The film is accompanied by an old commentary, originally included on Sony's 2001 DVD release, featuring Haynes, Moore, and superstar indie producer Christine Vachon. It's more conversational than analytical but still of interest.

“The Suicide” (1978, 20 min.) is described on the disc as the “first serious directorial effort” by Todd Haynes. Haynes thought the short film was lost forever, but early in 2014 discovered that a friend (one of the producers on the film) still had a print. The print's not in great shape, as you would expect, but it's watchable. The story centers on a troubled middle-school student and looks very much like an early effort by a film student eager to show off a lot of technique.

The only other extras on the disc are a Trailer (1 min.) and two new interviews. Todd Haynes and Julianne Moore (2014, 36 min.) reminisce about first meeting while Haynes was casting “Safe” and their subsequent continuing collaboration. Christina Vachon (2014, 16 min.) delivers a fantastic, insightful interview in which she talks about her early years producing Haynes' films and the historical context in which “Safe” was released as well as some of the backlash the movie generated.

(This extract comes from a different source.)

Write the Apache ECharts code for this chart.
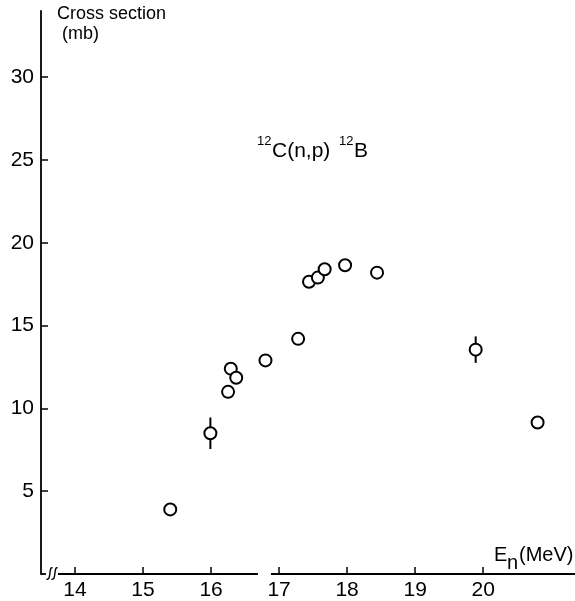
<!DOCTYPE html>
<html><head><meta charset="utf-8">
<script src="https://cdn.jsdelivr.net/npm/echarts@6/dist/echarts.min.js"></script>
<style>html,body{margin:0;padding:0;background:#fff}#c{width:575px;height:601px}</style>
</head><body><div id="c"></div>
<script>
// Neutron energy (MeV)
const energy   = [15.40, 15.99, 16.25, 16.29, 16.37, 16.80, 17.28, 17.44, 17.57, 17.67, 17.97, 18.44, 19.89, 20.80];
// Cross section (mb)
const sigma    = [3.9, 8.5, 11.0, 12.4, 11.85, 12.9, 14.2, 17.65, 17.9, 18.4, 18.65, 18.2, 13.55, 9.15];
// Error (mb), 0 = no bar drawn
const sigmaErr = [0, 0.95, 0, 0, 0, 0, 0, 0, 0, 0, 0, 0, 0.8, 0];
const xTicks = [14, 15, 16, 17, 18, 19, 20];
const yTicks = [5, 10, 15, 20, 25, 30];
const xRange = [13.5, 21.35];
const yRange = [0, 34];
// Broken x-axis line pieces (MeV)
const axisPieces = [[13.5, 13.574], [13.75, 16.689], [16.88, 21.35]];
const breakMarks = [13.625, 13.699];

const FONT = 'Liberation Sans';
const chart = echarts.init(document.getElementById('c'), null, {renderer: 'canvas'});

const pieceSeries = axisPieces.map(p => ({
  type: 'line', silent: true, clip: false, symbol: 'none', z: 1,
  lineStyle: {color: '#000', width: 1.8},
  data: [[p[0], 0], [p[1], 0]]
}));

const errData = energy.map((x, i) => [x, sigma[i], sigmaErr[i]]).filter(d => d[2] > 0);

chart.setOption({
  animation: false,
  backgroundColor: '#fff',
  grid: {left: 41, right: 0, top: 11, bottom: 23, containLabel: false},
  xAxis: {
    type: 'value', min: xRange[0], max: xRange[1],
    axisLine: {show: false},
    splitLine: {show: false},
    axisTick: {show: true, inside: true, length: 7, customValues: xTicks, lineStyle: {color: '#000', width: 1.5}},
    axisLabel: {show: true, customValues: xTicks, margin: 6, color: '#000', fontFamily: FONT, fontSize: 21}
  },
  yAxis: {
    type: 'value', min: yRange[0], max: yRange[1],
    axisLine: {show: true, lineStyle: {color: '#000', width: 1.8}},
    splitLine: {show: false},
    axisTick: {show: true, inside: true, length: 7, customValues: yTicks, lineStyle: {color: '#000', width: 1.5}},
    axisLabel: {show: true, customValues: yTicks, margin: 7, color: '#000', fontFamily: FONT, fontSize: 21}
  },
  graphic: [
    {type: 'text', left: 57, top: 5, style: {text: 'Cross section', font: '18px ' + FONT, fill: '#000'}},
    {type: 'text', left: 62, top: 25, style: {text: '(mb)', font: '18px ' + FONT, fill: '#000'}},
    {type: 'text', left: 257, top: 135, style: {text: '12', font: '13px ' + FONT, fill: '#000'}},
    {type: 'text', left: 272, top: 141, style: {text: 'C(n,p)', font: '21px ' + FONT, fill: '#000'}},
    {type: 'text', left: 339, top: 135, style: {text: '12', font: '13px ' + FONT, fill: '#000'}},
    {type: 'text', left: 354, top: 141, style: {text: 'B', font: '21px ' + FONT, fill: '#000'}},
    {type: 'text', left: 494, top: 545, style: {text: 'E', font: '20px ' + FONT, fill: '#000'}},
    {type: 'text', left: 507, top: 553, style: {text: 'n', font: '20px ' + FONT, fill: '#000'}},
    {type: 'text', left: 519, top: 545, style: {text: '(MeV)', font: '20px ' + FONT, fill: '#000'}}
  ],
  series: [
    ...pieceSeries,
    {
      type: 'custom', silent: true, z: 2, clip: false,
      data: breakMarks.map(x => [x, 0]),
      renderItem: (params, api) => {
        const p = api.coord([api.value(0), api.value(1)]);
        return {
          type: 'bezierCurve',
          shape: {x1: p[0] + 3, y1: p[1] - 6, cpx1: p[0] - 1, cpy1: p[1] - 8, cpx2: p[0] + 2, cpy2: p[1] + 7, x2: p[0] - 3, y2: p[1] + 5},
          style: {stroke: '#000', lineWidth: 1.4, fill: null}
        };
      }
    },
    {
      type: 'custom', silent: true, z: 3,
      data: errData,
      renderItem: (params, api) => {
        const x = api.value(0), y = api.value(1), e = api.value(2);
        const a = api.coord([x, y - e]);
        const b = api.coord([x, y + e]);
        return {type: 'line', shape: {x1: a[0], y1: a[1], x2: b[0], y2: b[1]}, style: {stroke: '#000', lineWidth: 2}};
      }
    },
    {
      type: 'scatter', z: 5, symbol: 'circle', symbolSize: 12,
      itemStyle: {color: '#fff', borderColor: '#000', borderWidth: 2, opacity: 1},
      data: energy.map((x, i) => [x, sigma[i]])
    }
  ]
});
</script>
</body></html>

The slim fold-out booklet (increasingly the default format for Criterion and not my favorite since it makes the essays awkward to read) includes an essay by critic and programmer Dennis Lim.

Film Value:
“Safe” grew in popularity in the years immediately following its release and was eventually named the film of the 1990s in a Village Voice poll. I wouldn't go that far, but it's a sharp movie and a memorable experience with a great performance by Julianne Moore. The extras aren't too extensive, but the transfer looks great.